MATH 492 has been a win-win for everyone involved.  Whether the client was the College, a non-profit, or the City Council itself, the work done by our students has always been of a quality that we can talk about with pride.  The students get exposure to real-world data, and in the end can put their work for this course on their resume' as consulting experience.  Several students from the first three years of 492 made a point of telling me that their work in 492 was something they were asked about in their first-round interviews; those individuals are now analysts and projects managers at real estate firms and hedge funds as well as household names like Avon and UPS.

Monday, June 24, 2019

Jaspers Study History of Slavery in the Bronx

How do we find the history that has been forgotten? 
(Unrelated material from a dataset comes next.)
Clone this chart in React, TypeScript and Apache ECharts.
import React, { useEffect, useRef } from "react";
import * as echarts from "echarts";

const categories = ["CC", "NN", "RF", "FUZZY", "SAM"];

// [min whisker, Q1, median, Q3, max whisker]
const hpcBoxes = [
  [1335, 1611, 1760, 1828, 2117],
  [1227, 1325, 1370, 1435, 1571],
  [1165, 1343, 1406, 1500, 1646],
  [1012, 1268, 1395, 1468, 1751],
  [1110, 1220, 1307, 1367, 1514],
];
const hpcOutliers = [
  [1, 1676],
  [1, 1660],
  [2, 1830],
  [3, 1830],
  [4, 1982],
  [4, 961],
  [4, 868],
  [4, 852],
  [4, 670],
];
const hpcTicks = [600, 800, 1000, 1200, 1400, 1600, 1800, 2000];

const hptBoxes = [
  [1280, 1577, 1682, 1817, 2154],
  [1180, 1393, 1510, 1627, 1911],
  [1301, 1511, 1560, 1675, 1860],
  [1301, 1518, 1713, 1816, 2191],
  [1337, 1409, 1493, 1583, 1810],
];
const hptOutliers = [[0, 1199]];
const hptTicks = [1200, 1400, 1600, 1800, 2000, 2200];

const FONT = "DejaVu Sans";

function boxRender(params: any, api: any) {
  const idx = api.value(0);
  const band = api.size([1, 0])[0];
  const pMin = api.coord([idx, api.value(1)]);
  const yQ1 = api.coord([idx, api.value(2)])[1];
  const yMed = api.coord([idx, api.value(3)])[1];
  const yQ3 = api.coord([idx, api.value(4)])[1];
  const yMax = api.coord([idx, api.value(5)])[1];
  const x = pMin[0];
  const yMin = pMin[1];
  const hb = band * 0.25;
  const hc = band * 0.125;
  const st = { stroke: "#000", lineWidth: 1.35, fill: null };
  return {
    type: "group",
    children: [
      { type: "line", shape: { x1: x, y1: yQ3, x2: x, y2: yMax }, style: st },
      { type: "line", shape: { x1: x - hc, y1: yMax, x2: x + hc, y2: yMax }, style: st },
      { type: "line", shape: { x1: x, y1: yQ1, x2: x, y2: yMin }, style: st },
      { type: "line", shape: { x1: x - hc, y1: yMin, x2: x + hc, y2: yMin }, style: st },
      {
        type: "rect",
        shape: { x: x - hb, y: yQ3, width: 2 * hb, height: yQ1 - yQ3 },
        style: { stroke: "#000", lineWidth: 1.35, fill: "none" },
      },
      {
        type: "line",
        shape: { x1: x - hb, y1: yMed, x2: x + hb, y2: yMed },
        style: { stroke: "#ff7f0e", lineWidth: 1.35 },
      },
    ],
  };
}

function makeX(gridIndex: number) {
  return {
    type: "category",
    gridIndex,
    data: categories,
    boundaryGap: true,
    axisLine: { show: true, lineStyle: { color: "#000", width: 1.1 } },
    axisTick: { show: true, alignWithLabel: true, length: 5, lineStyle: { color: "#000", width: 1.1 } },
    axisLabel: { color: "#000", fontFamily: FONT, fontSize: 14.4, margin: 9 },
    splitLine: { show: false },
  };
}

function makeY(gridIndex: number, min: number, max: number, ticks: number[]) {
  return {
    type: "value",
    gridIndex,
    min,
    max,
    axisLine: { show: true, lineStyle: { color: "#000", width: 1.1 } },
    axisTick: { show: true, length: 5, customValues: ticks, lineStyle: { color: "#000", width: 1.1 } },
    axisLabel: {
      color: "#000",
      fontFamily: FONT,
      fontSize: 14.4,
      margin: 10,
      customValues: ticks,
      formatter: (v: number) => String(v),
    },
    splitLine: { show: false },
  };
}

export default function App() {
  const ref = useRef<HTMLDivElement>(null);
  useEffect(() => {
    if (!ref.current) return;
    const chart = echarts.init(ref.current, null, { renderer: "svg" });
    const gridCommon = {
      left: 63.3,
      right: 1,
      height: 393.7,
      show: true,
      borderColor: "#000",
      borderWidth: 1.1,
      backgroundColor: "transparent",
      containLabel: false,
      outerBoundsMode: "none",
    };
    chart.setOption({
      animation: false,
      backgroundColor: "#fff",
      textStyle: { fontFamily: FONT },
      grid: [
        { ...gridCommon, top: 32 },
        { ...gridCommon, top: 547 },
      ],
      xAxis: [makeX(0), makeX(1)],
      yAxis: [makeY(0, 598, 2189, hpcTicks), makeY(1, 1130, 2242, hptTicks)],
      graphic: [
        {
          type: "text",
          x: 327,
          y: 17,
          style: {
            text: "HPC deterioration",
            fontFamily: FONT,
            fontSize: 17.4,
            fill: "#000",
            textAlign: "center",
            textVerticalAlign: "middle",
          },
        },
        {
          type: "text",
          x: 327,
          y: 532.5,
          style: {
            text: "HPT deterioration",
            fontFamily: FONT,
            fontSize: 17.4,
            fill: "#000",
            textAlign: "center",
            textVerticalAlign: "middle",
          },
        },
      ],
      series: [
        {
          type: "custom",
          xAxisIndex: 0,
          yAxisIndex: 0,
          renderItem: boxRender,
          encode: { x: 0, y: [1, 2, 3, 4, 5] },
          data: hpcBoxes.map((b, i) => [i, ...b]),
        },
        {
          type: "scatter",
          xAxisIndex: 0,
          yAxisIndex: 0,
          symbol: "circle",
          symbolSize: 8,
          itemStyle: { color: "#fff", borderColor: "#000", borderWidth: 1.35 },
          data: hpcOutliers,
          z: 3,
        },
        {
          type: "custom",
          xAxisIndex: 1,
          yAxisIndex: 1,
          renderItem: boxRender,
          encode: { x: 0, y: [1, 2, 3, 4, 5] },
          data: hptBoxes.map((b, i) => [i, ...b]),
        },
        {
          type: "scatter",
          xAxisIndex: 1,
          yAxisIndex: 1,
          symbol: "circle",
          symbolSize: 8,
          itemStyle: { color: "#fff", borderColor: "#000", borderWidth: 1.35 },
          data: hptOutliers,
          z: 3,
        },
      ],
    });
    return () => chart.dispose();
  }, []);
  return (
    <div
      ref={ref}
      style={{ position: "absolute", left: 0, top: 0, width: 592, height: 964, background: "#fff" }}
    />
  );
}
In the Spring 2019 semester, Dr. Adam Arenson offered a new community engaged learning course, History 100, Slavery in the Bronx. As Arenson told his students in the syllabus at the beginning of the semester, "We will work with a community partner—the Hunts Point Slave Burial Ground project—to explore how the history of slavery continues to reverberate in the Bronx, and to understand what it means for the local community in Hunts Point, especially its elementary-school students. In consultation with the HPSBG group, we will extend their research and discuss possible ways to memorialize the enslaved people buried at the site, all of which we will present in a public setting at the end of the semester."


Dr. Adam Arenson shows the students the headstones of the Hunt family. 


In 2013, Philip Panaritis, a retired official with the Department of Education, and Justin Czarka, a teacher at P.S. 48, began exploring the history of the unmarked burial ground. Their website chronicles their efforts, along with their students and other community partners to find out exactly where people are buried, who is buried there, and to advocate for the effective commemoration of the people buried there. Through their research, they were able to get the area recognized as the burial place for enslaved people, and got the Parks descriptive sign in the park revised to include mention of it. 


Philip Panaritis talks to the Manhattan College students.


Arenson and his class partnered with them to contribute to their efforts.  Over the course of the semester, they visited Hunts Point five times -- the final time to present the results of their research at a public forum in the Hunts Point branch of the New York Public Library. 

They also visited the Van Cortlandt House Museum, and the Slave Burial Ground there, and partnered with the Kingsbridge Historical Society. They learned about and employed the techniques historians use to discover and uncover historical information, and discussed ways to make this information accessible to the community -- both traditional methods, like oral presentations and signs, and digital methods, like mapping software. 

In May, the HIST 100 students made a public presentation about what they learned. In closing, one student referenced the respect shown the Hunt family, whose burial ground is gated off, and the burial ground of the enslaved persons, which, because it is unmarked, people walk on without being aware of the people buried below.    

To learn more about the course -- and the Hunts Point Slave Burial Ground -- see the coverage on ABC7 and Manhattan College's own website

Professor Arenson will be continuing this project in the Fall 2019, as he teaches an Arches class which will also partner with these groups to forward the work of learning about and educating the public about the enslaved persons who lived in these communities.